The address for ordering these is at the bottom of this page: http://www.ciil.org/PubBook.aspx

I'm currently reading the second in that list -- especially interesting since the linguistic minority Dua treats is "Dakkhani Urdu Speakers in Mysore". Much of what he says applies to just such speakers in Hyderabad (where I live).

More about these books in other posts.

Monday, November 7, 2011

Education in mother tongue essential - ASER

ASER, whom we've met several times in this blog, has a new report Inside Primary Schools: A study of teaching and learning in rural India (PDF). The study tracks about 30 000 children over a period of one year.

For about 10% of those children the school language was different from the home language. They consistently attend and learn less compared to the 90% for whom the school and home languages were the same (see Table 6.14 "Home/School language and children’s learning and attendance", p. 69).

As the authors - Suman Bhattacharjea, Wilima Wadhwa, and Rukmini Banerji - note:

"Children whose home language is different from the school medium of instruction face enormous additional problems at school. Given the lack of bridging mechanisms to enable a smooth transition from one language to the other, these children tend to attend school far less regularly. Whereas across both classes, about half of all children whose home language was the same as the school language were present in school on all three visits, this proportion is far lower among children whose home language was different from the school language (Table 6.14). Learning outcomes for these two groups of children are unequal to begin with and these differences accentuate over the course of one year, both in [class] 2 and in [class] 4." (pp. 68-69)

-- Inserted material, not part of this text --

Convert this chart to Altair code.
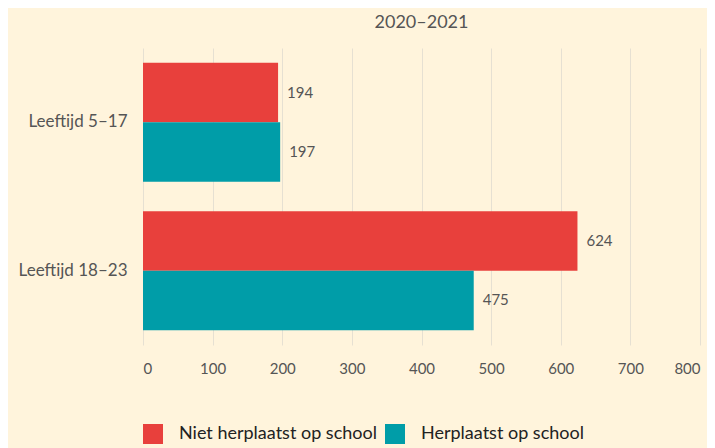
import altair as alt
import pandas as pd

categories = ["Leeftijd 5–17", "Leeftijd 5–17", "Leeftijd 18–23", "Leeftijd 18–23"]
series = ["Niet herplaatst op school", "Herplaatst op school",
          "Niet herplaatst op school", "Herplaatst op school"]
values = [194, 197, 624, 475]
cat_order = ["Leeftijd 5–17", "Leeftijd 18–23"]
series_order = ["Niet herplaatst op school", "Herplaatst op school"]
colors = ["#E8403C", "#009DA8"]

df = pd.DataFrame({"cat": categories, "serie": series, "value": values})

FONT = "Lato"

base = alt.Chart(df).encode(
    y=alt.Y("cat:N", sort=cat_order, title=None,
            scale=alt.Scale(paddingInner=0.2, paddingOuter=0.1),
            axis=alt.Axis(domain=False, ticks=False, labelPadding=16,
                          labelFontSize=17, labelColor="#555555", labelFont=FONT)),
    yOffset=alt.YOffset("serie:N", sort=series_order),
    x=alt.X("value:Q", title=None, scale=alt.Scale(domain=[0, 800]),
            axis=alt.Axis(values=[0, 100, 200, 300, 400, 500, 600, 700, 800],
                          domain=False, ticks=False, labelPadding=16,
                          labelFontSize=15, labelColor="#555555", labelFont=FONT,
                          gridColor="#E6E0D2", gridWidth=1)),
)

bars = base.mark_bar().encode(
    color=alt.Color("serie:N", sort=series_order,
                    scale=alt.Scale(domain=series_order, range=colors),
                    legend=alt.Legend(title=None, orient="none", direction="horizontal",
                                      legendX=0, legendY=376, symbolType="square",
                                      symbolSize=400, symbolStrokeWidth=0,
                                      symbolOpacity=1, labelLimit=400,
                                      labelFontSize=18, labelColor="#222222",
                                      labelFont=FONT, columnPadding=8, labelOffset=16))
)

text = base.mark_text(align="left", dx=9, fontSize=15, color="#555555", font=FONT).encode(
    text=alt.Text("value:Q")
)

chart = (bars + text).properties(
    width=557, height=297,
    title=alt.TitleParams("2020–2021", fontSize=18, font=FONT, color="#555555",
                          fontWeight="normal", anchor="middle", offset=16),
    background="#FFF4DC",
    autosize=alt.AutoSizeParams(type="none"),
    padding={"left": 135, "top": 40, "right": 7, "bottom": 103},
).configure_view(stroke=None)

chart.save("out.html", embed_options={"renderer": "svg", "actions": False})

Here are the key findings of this report (p. 8):
  • 20% of children surveyed are first generation school goers. Less than half of all households have any print material available, so children do not have materials to read at home.
  • Children are learning in the course of a year, but even in states with the best learning outcomes, children’s learning levels are far behind what textbooks expect. At each grade level, children’s starting point is well below that of their textbooks.
  • Children whose home language is different than the school language of instruction learn less.
  • Attendance is the most important factor in children's learning.
  • The average number of children present in each classroom is low, but in most classrooms children from more than one grade are sitting together.
  • Child-friendly practices, such as students asking questions, using local examples to explain lessons, small group work, have a significant impact on children's learning.
  • Teachers can spot mistakes commonly made by children, but have difficulty explaining content in simple language or easy steps. Teacher characteristics such as qualification/degree, length of training, and number of years of experience make little difference to children’s learning.

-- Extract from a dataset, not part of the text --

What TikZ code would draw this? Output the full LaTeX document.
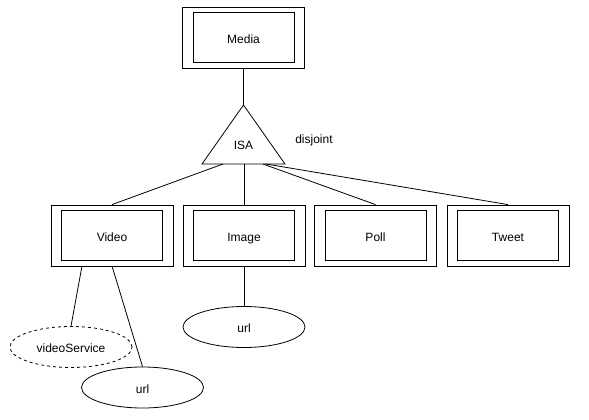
\documentclass[tikz,border=0pt]{standalone}
\usepackage{fontspec}
\setmainfont{Liberation Sans}
\usetikzlibrary{shapes.geometric}
\begin{document}
\begin{tikzpicture}[x=1pt,y=-1pt,
  line width=0.8pt,
  outerbox/.style={draw,rectangle,minimum width=122pt,minimum height=61pt,inner sep=0pt},
  innerbox/.style={draw,rectangle,minimum width=101pt,minimum height=50pt,inner sep=0pt,text height=12pt,text depth=0.4pt,font=\fontsize{12}{14}\selectfont},
  attr/.style={draw,ellipse,minimum width=122pt,minimum height=41pt,inner sep=0pt,text height=12pt,text depth=0.4pt,font=\fontsize{12}{14}\selectfont},
  lbl/.style={font=\fontsize{12}{14}\selectfont}]
\useasboundingbox (0,0) rectangle (589,420);
% entity boxes
\node[outerbox] (mediaO) at (243.5,37.5) {};
\node[innerbox] (media) at (243.5,37.5) {Media};
\node[outerbox] (videoO) at (112,235.5) {};
\node[innerbox] (video) at (112,235.5) {Video};
\node[outerbox] (imageO) at (244,235.5) {};
\node[innerbox] (image) at (244,235.5) {Image};
\node[outerbox] (pollO) at (375.5,235.5) {};
\node[innerbox] (poll) at (375.5,235.5) {Poll};
\node[outerbox] (tweetO) at (508,235.5) {};
\node[innerbox] (tweet) at (508,235.5) {Tweet};
% ISA triangle
\coordinate (isaTop) at (243.5,105);
\coordinate (isaL) at (202,164);
\coordinate (isaR) at (285,164);
\draw (isaTop) -- (isaR) -- (isaL) -- cycle;
\node[lbl] (isa) at (243.5,145) {ISA};
\node[lbl] (disj) at (314,140.5) {disjoint};
\coordinate (bVideo) at (223,164);
\coordinate (bImage) at (244,164);
\coordinate (bPoll) at (263,164);
\coordinate (bTweet) at (266,164);
\coordinate (vb1) at (82,266);
\coordinate (vb2) at (112,266);
% attributes
\node[attr,dashed] (vs) at (71,347) {videoService};
\node[attr] (vurl) at (142.5,387.5) {url};
\node[attr] (iurl) at (244,327) {url};
% connectors
\draw (mediaO.south) -- (isaTop);
\draw (bVideo) -- (videoO.north);
\draw (bImage) -- (imageO.north);
\draw (bPoll) -- (pollO.north);
\draw (bTweet) -- (tweetO.north);
\draw (vb1) -- (vs.north);
\draw (vb2) -- (vurl.north);
\draw (imageO.south) -- (iurl.north);
\end{tikzpicture}
\end{document}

And the key policy recommendations (p. 8):

  • Textbooks need urgent revisions. They need to start from what children can do and be more realistic and developmentally appropriate in what children are expected to learn, with clear learning goals and sequence.
  • Systems must be put into place to track attendance, not just enrollment, and ensure regular reporting and monitoring of this attendance.
  • Mother tongue instruction and programmes for language transition need to be introduced and expanded.
  • Teacher recruitment policies need to assess teachers' knowledge, but more importantly their ability to explain content to children, make information relevant to their lives and to use teaching learning materials and activities other than the textbook.
  • State teacher education plans should invest in the human resource capacity of academic support structures, like Block and Cluster Resource Centres (BRC/CRC) and District Institutes of Education and Training (DIET), to enable them to help improve teaching and learning quality via in-service training and classroom visits.
  • As per RTE [Right to Education Act], indicators for child-friendly education need to be defined and measured regularly as a part of the markers of quality.
  • Libraries, with take-home books for reading practice at the household level, should be monitored as part of RTE indicators. Family reading programmes could also be part of innovations to help support first generation school goers.
ASER studies and surveys have considerable impact. Let us hope some of these recommendations find their way into policy. As the study concludes:

"this study has provided a host of insights about influences on teaching and learning that can help align policy with what children need in order to learn well. As new provisions are put into place for teacher recruitment and training, student assessment and tracking, textbook content, and so on, we hope that these ideas will be debated vigorously and tested in practice."